If you've been following the AI development tools space, you've probably noticed Rork gaining serious momentum. It promises something that sounds almost too good to be true: describe an app in plain English and get a real, native iOS or Android app ready for the App Store.
Behind that promise is an early-stage startup that recently secured $2.8 million from one of Silicon Valley's most respected venture capital firms. Here's what that means, why it happened, and what it tells you about where Rork is headed.
What Rork Actually Is
Rork is an AI-powered tool that generates native mobile apps from natural language descriptions — without requiring the user to write code.
What sets it apart from other "no-code" tools is the output: not a web app wrapped in a mobile shell, but a genuine native app built with SwiftUI for iOS. Rork Max extends this to Apple Watch, Vision Pro, iMessage integrations, and more, with a two-click App Store submission process.
Key capabilities:
- Describe your app idea in plain English, get a working structure
- Native iOS apps using real SwiftUI (not a web wrapper)
- Rork Max adds Apple Watch, Vision Pro, and iMessage support
- Near-automated App Store submission workflow
The $2.8M a16z Investment: What Got Funded
Rork raised $2.8 million in seed funding from a16z (Andreessen Horowitz), the firm behind famous investments in companies like Airbnb, Coinbase, and GitHub.
Why a16z Said Yes
a16z is famous for the thesis that "software is eating the world." Their investment in Rork reflects a belief that AI is about to dramatically lower the barrier to building mobile apps — and that Rork is positioned to lead that change.
The factors that likely made Rork compelling:
Market size: There are millions of people with app ideas who can't build them because they lack technical skills. Rork addresses a genuinely massive underserved market.
Technical differentiation: Generating native mobile apps (not just web apps) is harder than it looks. While competitors like Bolt.new and Lovable focus on web apps, Rork carved out a specific niche in mobile-native generation.
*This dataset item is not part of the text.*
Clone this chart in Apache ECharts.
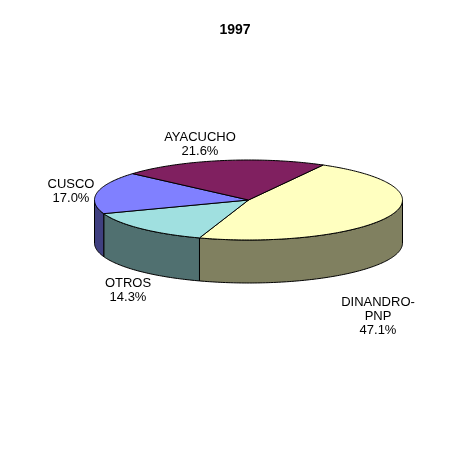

Growth metrics: At the time of investment, Rork was seeing 743,000 monthly visitors with an 85% growth rate — numbers that suggest real product-market fit momentum.
What $2.8M in Seed Funding Means
Seed funding at this level is intentionally modest — it's enough to hire a small team, build core infrastructure, and find product-market fit, but not so much that it removes pressure to be focused.
Typical allocation for a seed-stage company:
- Engineering hires to improve AI model quality and infrastructure
- Product development (Rork Max features, Android improvements)
- User acquisition and community building
- API and server infrastructure costs (substantial when every request involves AI generation)
What Early Stage Means for Users
It's worth being honest about what "early stage" implies for the product experience.
The rough edges are real: Generated app quality varies, complex requirements sometimes produce imperfect results, and features are still evolving. This is normal for a seed-stage product.
The upside of using it early: Early adopters have disproportionate influence on product direction. When teams are small and actively iterating, user feedback actually changes what gets built next. There's also typically better pricing and support for early users.
Rork vs. Rork Max: Where the Investment Goes
Rork offers both a free tier and a paid Rork Max plan. As development accelerates post-funding:
| Feature | Free Plan | Rork Max |
|---|---|---|
| Basic app generation | ✓ | ✓ |
| Native SwiftUI output | Limited | ✓ |
| 2-click App Store publishing | - | ✓ |
| Apple Watch support | - | ✓ |
| Vision Pro support | - | ✓ |
| Priority support | - | ✓ |
What Comes After Seed: The Path to Series A
Seed-funded companies that grow successfully typically raise a Series A within 12-24 months. For Rork, the milestones that would make a Series A compelling likely include:
- Improved generation quality: Handling more complex app requirements reliably
- Business/team adoption: Expanding from individual developers to teams and companies
- Android parity: Matching iOS generation quality for Android
- Ecosystem growth: Templates, integrations, and community content
The 743,000 monthly visitors already provide a strong foundation. The question is whether Rork can convert that traffic into paying subscribers and build the retention metrics that Series A investors want to see.
Is Now a Good Time to Start Using Rork?
Investing in and using early-stage products has similar dynamics. Early adopters absorb more rough edges but get the benefits of rapid improvement and community influence.
If you have an app idea you've been sitting on because the technical barrier felt too high, Rork in its current form is already useful for many types of apps. And the trajectory of the product — backed by real capital and strong growth — suggests it will only get better.
The window where you can be an early adopter of a breakout product is usually shorter than it seems in retrospect.